**Data extract**

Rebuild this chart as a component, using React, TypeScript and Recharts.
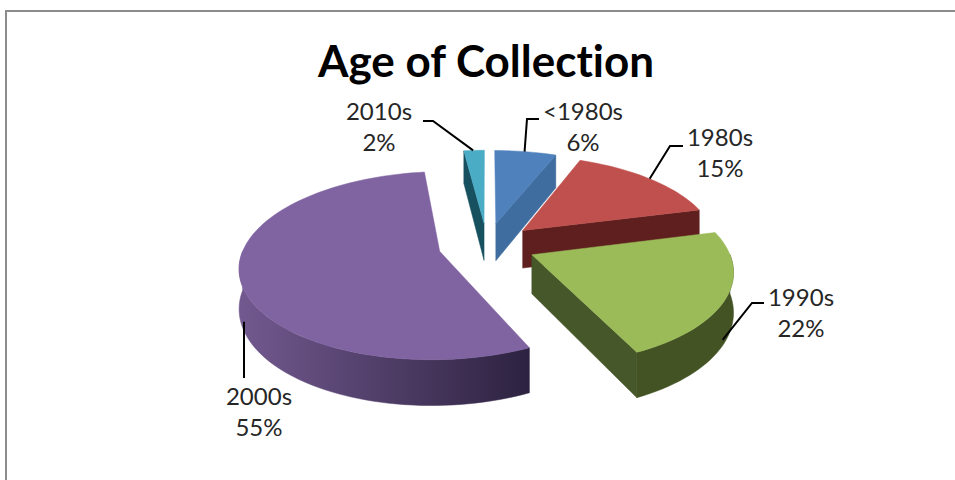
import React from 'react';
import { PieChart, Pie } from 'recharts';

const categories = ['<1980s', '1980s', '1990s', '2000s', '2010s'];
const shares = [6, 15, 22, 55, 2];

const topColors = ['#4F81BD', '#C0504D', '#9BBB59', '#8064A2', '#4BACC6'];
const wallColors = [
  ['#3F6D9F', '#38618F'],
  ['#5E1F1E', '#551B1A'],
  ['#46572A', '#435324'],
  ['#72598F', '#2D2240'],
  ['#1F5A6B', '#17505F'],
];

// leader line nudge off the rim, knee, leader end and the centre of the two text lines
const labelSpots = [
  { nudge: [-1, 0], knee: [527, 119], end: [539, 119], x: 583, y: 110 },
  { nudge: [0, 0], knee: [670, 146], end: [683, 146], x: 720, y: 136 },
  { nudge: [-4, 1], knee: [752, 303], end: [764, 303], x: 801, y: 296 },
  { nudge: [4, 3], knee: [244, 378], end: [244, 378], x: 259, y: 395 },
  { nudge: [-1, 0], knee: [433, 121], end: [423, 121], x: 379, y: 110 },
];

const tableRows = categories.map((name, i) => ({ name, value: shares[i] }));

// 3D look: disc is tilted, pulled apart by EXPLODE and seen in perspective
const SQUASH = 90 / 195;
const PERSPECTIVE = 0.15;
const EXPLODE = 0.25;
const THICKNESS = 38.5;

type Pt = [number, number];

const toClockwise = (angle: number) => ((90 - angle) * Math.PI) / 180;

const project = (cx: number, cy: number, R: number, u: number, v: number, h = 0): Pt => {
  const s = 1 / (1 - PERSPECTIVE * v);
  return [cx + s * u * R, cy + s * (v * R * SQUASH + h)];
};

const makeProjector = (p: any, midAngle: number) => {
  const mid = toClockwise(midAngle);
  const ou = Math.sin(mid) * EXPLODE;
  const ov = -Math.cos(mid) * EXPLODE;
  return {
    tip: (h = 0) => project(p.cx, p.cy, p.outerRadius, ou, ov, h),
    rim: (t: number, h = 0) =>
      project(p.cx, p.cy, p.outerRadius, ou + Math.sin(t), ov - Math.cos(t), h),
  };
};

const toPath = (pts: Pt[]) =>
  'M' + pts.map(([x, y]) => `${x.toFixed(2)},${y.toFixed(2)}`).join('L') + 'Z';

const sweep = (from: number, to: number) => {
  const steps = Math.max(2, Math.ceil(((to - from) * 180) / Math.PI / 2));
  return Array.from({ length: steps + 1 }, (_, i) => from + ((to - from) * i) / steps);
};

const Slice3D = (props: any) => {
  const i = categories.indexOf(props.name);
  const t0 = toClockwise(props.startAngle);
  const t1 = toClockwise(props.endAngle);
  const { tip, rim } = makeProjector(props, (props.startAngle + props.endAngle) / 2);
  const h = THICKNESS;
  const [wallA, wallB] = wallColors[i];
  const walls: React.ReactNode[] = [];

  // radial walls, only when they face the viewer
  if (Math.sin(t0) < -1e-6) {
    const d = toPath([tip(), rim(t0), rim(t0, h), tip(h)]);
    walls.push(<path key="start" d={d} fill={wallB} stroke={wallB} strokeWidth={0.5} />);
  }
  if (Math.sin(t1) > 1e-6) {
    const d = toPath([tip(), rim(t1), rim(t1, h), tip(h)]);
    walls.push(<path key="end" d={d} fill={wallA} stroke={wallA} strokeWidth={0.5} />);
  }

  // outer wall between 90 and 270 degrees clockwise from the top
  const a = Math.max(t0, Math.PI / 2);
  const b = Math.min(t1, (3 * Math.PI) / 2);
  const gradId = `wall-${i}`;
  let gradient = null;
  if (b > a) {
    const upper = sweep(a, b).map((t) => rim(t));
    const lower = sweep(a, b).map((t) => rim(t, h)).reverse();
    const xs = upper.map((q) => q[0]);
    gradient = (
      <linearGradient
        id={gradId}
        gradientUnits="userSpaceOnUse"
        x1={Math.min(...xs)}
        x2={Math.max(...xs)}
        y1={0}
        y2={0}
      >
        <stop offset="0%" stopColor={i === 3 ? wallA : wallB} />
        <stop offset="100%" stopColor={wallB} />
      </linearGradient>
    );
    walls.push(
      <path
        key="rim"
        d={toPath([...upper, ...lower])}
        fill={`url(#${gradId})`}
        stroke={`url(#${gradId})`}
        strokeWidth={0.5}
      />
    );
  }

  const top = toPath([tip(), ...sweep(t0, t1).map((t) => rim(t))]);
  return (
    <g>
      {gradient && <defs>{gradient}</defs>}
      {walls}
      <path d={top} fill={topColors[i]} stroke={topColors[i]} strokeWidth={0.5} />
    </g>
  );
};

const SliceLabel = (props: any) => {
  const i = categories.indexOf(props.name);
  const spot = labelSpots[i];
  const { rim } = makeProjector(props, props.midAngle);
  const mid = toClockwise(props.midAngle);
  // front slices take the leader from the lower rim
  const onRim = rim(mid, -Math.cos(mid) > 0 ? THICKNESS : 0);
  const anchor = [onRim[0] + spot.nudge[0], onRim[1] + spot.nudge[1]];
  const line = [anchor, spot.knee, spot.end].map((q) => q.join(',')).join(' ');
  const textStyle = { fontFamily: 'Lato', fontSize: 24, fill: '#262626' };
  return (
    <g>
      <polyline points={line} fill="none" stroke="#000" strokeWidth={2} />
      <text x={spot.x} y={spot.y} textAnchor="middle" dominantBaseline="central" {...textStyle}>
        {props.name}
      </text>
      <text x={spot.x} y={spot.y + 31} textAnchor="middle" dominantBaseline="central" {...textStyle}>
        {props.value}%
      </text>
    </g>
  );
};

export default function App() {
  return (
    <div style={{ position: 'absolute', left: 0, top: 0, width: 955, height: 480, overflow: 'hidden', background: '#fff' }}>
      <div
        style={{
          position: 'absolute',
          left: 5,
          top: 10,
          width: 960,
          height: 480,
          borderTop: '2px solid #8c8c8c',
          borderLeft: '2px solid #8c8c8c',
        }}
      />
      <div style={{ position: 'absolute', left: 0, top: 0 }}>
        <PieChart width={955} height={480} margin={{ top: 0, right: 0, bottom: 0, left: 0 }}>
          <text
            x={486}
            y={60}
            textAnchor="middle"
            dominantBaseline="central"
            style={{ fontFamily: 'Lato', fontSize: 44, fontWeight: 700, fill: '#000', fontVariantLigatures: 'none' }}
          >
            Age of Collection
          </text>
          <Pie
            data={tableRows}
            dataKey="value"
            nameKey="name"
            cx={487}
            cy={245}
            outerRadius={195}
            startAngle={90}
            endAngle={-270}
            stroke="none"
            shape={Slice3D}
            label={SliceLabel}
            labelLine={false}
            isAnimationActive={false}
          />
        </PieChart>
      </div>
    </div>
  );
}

**Task brief**
Repeat only the lines between the start of the data and the line with "const tableRows = categories.map((name, i)", including those two lines, and skip the pictures.

**Solution to this task**
Rebuild this chart as a component, using React, TypeScript and Recharts.
import React from 'react';
import { PieChart, Pie } from 'recharts';

const categories = ['<1980s', '1980s', '1990s', '2000s', '2010s'];
const shares = [6, 15, 22, 55, 2];

const topColors = ['#4F81BD', '#C0504D', '#9BBB59', '#8064A2', '#4BACC6'];
const wallColors = [
  ['#3F6D9F', '#38618F'],
  ['#5E1F1E', '#551B1A'],
  ['#46572A', '#435324'],
  ['#72598F', '#2D2240'],
  ['#1F5A6B', '#17505F'],
];

// leader line nudge off the rim, knee, leader end and the centre of the two text lines
const labelSpots = [
  { nudge: [-1, 0], knee: [527, 119], end: [539, 119], x: 583, y: 110 },
  { nudge: [0, 0], knee: [670, 146], end: [683, 146], x: 720, y: 136 },
  { nudge: [-4, 1], knee: [752, 303], end: [764, 303], x: 801, y: 296 },
  { nudge: [4, 3], knee: [244, 378], end: [244, 378], x: 259, y: 395 },
  { nudge: [-1, 0], knee: [433, 121], end: [423, 121], x: 379, y: 110 },
];

const tableRows = categories.map((name, i) => ({ name, value: shares[i] }));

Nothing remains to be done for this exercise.